Set problem:
Write the data below out exactly as it stands. Do not include the pictures.

========================================================================

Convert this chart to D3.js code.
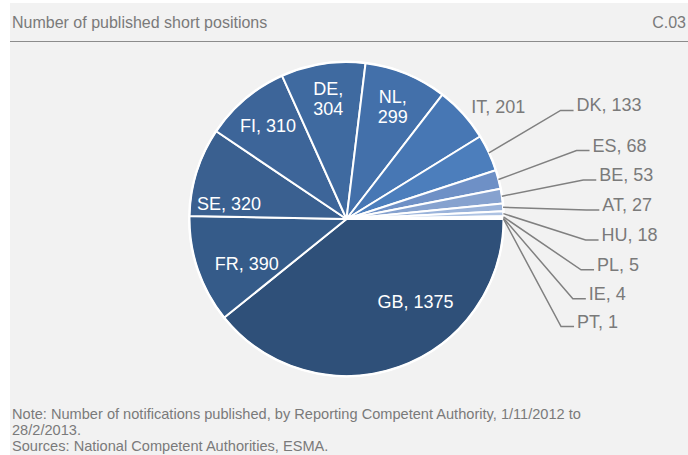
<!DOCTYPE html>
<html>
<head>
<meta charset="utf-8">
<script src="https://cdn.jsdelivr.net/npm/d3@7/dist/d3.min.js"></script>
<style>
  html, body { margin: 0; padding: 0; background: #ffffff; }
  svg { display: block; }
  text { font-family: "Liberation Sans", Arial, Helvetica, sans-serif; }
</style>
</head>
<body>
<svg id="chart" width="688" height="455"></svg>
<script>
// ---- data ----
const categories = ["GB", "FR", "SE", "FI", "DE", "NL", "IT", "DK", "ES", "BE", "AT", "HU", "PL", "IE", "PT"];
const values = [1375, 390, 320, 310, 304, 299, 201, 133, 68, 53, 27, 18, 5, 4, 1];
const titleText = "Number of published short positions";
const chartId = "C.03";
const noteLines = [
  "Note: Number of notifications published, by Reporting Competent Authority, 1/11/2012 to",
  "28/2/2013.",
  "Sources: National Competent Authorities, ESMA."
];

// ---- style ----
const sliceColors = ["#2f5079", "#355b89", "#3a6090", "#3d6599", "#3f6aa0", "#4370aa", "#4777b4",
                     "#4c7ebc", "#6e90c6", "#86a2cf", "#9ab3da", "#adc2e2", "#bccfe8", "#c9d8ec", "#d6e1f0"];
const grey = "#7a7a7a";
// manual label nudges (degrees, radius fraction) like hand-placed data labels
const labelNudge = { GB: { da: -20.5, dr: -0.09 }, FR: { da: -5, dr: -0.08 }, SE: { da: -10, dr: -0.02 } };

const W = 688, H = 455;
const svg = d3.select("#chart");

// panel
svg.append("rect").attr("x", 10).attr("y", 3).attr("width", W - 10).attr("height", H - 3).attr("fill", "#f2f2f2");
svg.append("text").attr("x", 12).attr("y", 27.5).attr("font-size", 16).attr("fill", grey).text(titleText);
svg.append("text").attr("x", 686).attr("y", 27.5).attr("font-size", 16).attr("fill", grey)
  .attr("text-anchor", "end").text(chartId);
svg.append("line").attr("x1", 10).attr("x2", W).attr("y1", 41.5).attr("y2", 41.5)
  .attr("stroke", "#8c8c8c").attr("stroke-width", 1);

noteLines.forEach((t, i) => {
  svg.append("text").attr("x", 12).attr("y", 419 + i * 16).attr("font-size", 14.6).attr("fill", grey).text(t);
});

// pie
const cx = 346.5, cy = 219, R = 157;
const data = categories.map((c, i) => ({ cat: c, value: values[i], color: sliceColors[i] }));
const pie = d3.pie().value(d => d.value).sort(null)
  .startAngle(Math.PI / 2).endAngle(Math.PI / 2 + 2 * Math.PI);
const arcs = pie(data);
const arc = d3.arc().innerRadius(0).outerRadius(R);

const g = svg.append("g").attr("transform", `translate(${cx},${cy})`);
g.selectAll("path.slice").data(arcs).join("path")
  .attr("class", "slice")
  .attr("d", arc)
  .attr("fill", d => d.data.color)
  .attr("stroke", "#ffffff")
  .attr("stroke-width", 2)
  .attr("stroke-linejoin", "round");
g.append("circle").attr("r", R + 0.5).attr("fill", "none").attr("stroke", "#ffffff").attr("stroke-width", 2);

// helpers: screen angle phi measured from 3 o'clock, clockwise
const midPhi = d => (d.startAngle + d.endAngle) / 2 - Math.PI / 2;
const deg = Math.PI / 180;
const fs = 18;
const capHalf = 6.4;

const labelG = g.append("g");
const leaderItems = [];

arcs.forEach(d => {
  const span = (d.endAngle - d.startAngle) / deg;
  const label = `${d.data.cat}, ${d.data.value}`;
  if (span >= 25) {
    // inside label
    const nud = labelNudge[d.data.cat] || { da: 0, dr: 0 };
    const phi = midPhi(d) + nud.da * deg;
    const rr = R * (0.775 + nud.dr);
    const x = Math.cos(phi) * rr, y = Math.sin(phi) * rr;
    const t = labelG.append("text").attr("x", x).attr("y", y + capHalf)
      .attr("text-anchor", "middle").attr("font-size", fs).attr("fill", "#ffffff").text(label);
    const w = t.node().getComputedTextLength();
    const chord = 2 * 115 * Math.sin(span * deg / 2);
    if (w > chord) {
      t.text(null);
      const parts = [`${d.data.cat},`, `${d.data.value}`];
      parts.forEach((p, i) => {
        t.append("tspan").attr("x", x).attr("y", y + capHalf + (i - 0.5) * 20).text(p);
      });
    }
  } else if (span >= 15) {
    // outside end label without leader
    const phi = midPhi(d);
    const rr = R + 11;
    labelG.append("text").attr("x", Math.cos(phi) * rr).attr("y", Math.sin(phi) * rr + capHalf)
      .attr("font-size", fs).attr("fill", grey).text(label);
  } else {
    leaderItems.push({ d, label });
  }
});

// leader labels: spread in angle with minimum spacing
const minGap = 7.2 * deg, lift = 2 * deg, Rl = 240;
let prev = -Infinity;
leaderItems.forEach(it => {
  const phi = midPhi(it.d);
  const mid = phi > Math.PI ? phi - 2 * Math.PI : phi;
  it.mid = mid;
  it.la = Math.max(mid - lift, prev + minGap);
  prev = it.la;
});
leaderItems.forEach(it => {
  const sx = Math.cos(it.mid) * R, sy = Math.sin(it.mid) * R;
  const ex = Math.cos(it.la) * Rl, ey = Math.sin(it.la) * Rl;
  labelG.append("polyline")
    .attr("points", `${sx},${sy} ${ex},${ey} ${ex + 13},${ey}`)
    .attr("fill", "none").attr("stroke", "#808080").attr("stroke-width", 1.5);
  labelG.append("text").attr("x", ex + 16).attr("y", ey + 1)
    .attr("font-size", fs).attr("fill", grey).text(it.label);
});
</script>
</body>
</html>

========================================================================

Finished exercise:
Convert this chart to D3.js code.
<!DOCTYPE html>
<html>
<head>
<meta charset="utf-8">
<script src="https://cdn.jsdelivr.net/npm/d3@7/dist/d3.min.js"></script>
<style>
  html, body { margin: 0; padding: 0; background: #ffffff; }
  svg { display: block; }
  text { font-family: "Liberation Sans", Arial, Helvetica, sans-serif; }
</style>
</head>
<body>
<svg id="chart" width="688" height="455"></svg>
<script>
// ---- data ----
const categories = ["GB", "FR", "SE", "FI", "DE", "NL", "IT", "DK", "ES", "BE", "AT", "HU", "PL", "IE", "PT"];
const values = [1375, 390, 320, 310, 304, 299, 201, 133, 68, 53, 27, 18, 5, 4, 1];
const titleText = "Number of published short positions";
const chartId = "C.03";
const noteLines = [
  "Note: Number of notifications published, by Reporting Competent Authority, 1/11/2012 to",
  "28/2/2013.",
  "Sources: National Competent Authorities, ESMA."
];

// ---- style ----
const sliceColors = ["#2f5079", "#355b89", "#3a6090", "#3d6599", "#3f6aa0", "#4370aa", "#4777b4",
                     "#4c7ebc", "#6e90c6", "#86a2cf", "#9ab3da", "#adc2e2", "#bccfe8", "#c9d8ec", "#d6e1f0"];
const grey = "#7a7a7a";
// manual label nudges (degrees, radius fraction) like hand-placed data labels
const labelNudge = { GB: { da: -20.5, dr: -0.09 }, FR: { da: -5, dr: -0.08 }, SE: { da: -10, dr: -0.02 } };

const W = 688, H = 455;
const svg = d3.select("#chart");

// panel
svg.append("rect").attr("x", 10).attr("y", 3).attr("width", W - 10).attr("height", H - 3).attr("fill", "#f2f2f2");
svg.append("text").attr("x", 12).attr("y", 27.5).attr("font-size", 16).attr("fill", grey).text(titleText);
svg.append("text").attr("x", 686).attr("y", 27.5).attr("font-size", 16).attr("fill", grey)
  .attr("text-anchor", "end").text(chartId);
svg.append("line").attr("x1", 10).attr("x2", W).attr("y1", 41.5).attr("y2", 41.5)
  .attr("stroke", "#8c8c8c").attr("stroke-width", 1);

noteLines.forEach((t, i) => {
  svg.append("text").attr("x", 12).attr("y", 419 + i * 16).attr("font-size", 14.6).attr("fill", grey).text(t);
});

// pie
const cx = 346.5, cy = 219, R = 157;
const data = categories.map((c, i) => ({ cat: c, value: values[i], color: sliceColors[i] }));
const pie = d3.pie().value(d => d.value).sort(null)
  .startAngle(Math.PI / 2).endAngle(Math.PI / 2 + 2 * Math.PI);
const arcs = pie(data);
const arc = d3.arc().innerRadius(0).outerRadius(R);

const g = svg.append("g").attr("transform", `translate(${cx},${cy})`);
g.selectAll("path.slice").data(arcs).join("path")
  .attr("class", "slice")
  .attr("d", arc)
  .attr("fill", d => d.data.color)
  .attr("stroke", "#ffffff")
  .attr("stroke-width", 2)
  .attr("stroke-linejoin", "round");
g.append("circle").attr("r", R + 0.5).attr("fill", "none").attr("stroke", "#ffffff").attr("stroke-width", 2);

// helpers: screen angle phi measured from 3 o'clock, clockwise
const midPhi = d => (d.startAngle + d.endAngle) / 2 - Math.PI / 2;
const deg = Math.PI / 180;
const fs = 18;
const capHalf = 6.4;

const labelG = g.append("g");
const leaderItems = [];

arcs.forEach(d => {
  const span = (d.endAngle - d.startAngle) / deg;
  const label = `${d.data.cat}, ${d.data.value}`;
  if (span >= 25) {
    // inside label
    const nud = labelNudge[d.data.cat] || { da: 0, dr: 0 };
    const phi = midPhi(d) + nud.da * deg;
    const rr = R * (0.775 + nud.dr);
    const x = Math.cos(phi) * rr, y = Math.sin(phi) * rr;
    const t = labelG.append("text").attr("x", x).attr("y", y + capHalf)
      .attr("text-anchor", "middle").attr("font-size", fs).attr("fill", "#ffffff").text(label);
    const w = t.node().getComputedTextLength();
    const chord = 2 * 115 * Math.sin(span * deg / 2);
    if (w > chord) {
      t.text(null);
      const parts = [`${d.data.cat},`, `${d.data.value}`];
      parts.forEach((p, i) => {
        t.append("tspan").attr("x", x).attr("y", y + capHalf + (i - 0.5) * 20).text(p);
      });
    }
  } else if (span >= 15) {
    // outside end label without leader
    const phi = midPhi(d);
    const rr = R + 11;
    labelG.append("text").attr("x", Math.cos(phi) * rr).attr("y", Math.sin(phi) * rr + capHalf)
      .attr("font-size", fs).attr("fill", grey).text(label);
  } else {
    leaderItems.push({ d, label });
  }
});

// leader labels: spread in angle with minimum spacing
const minGap = 7.2 * deg, lift = 2 * deg, Rl = 240;
let prev = -Infinity;
leaderItems.forEach(it => {
  const phi = midPhi(it.d);
  const mid = phi > Math.PI ? phi - 2 * Math.PI : phi;
  it.mid = mid;
  it.la = Math.max(mid - lift, prev + minGap);
  prev = it.la;
});
leaderItems.forEach(it => {
  const sx = Math.cos(it.mid) * R, sy = Math.sin(it.mid) * R;
  const ex = Math.cos(it.la) * Rl, ey = Math.sin(it.la) * Rl;
  labelG.append("polyline")
    .attr("points", `${sx},${sy} ${ex},${ey} ${ex + 13},${ey}`)
    .attr("fill", "none").attr("stroke", "#808080").attr("stroke-width", 1.5);
  labelG.append("text").attr("x", ex + 16).attr("y", ey + 1)
    .attr("font-size", fs).attr("fill", grey).text(it.label);
});
</script>
</body>
</html>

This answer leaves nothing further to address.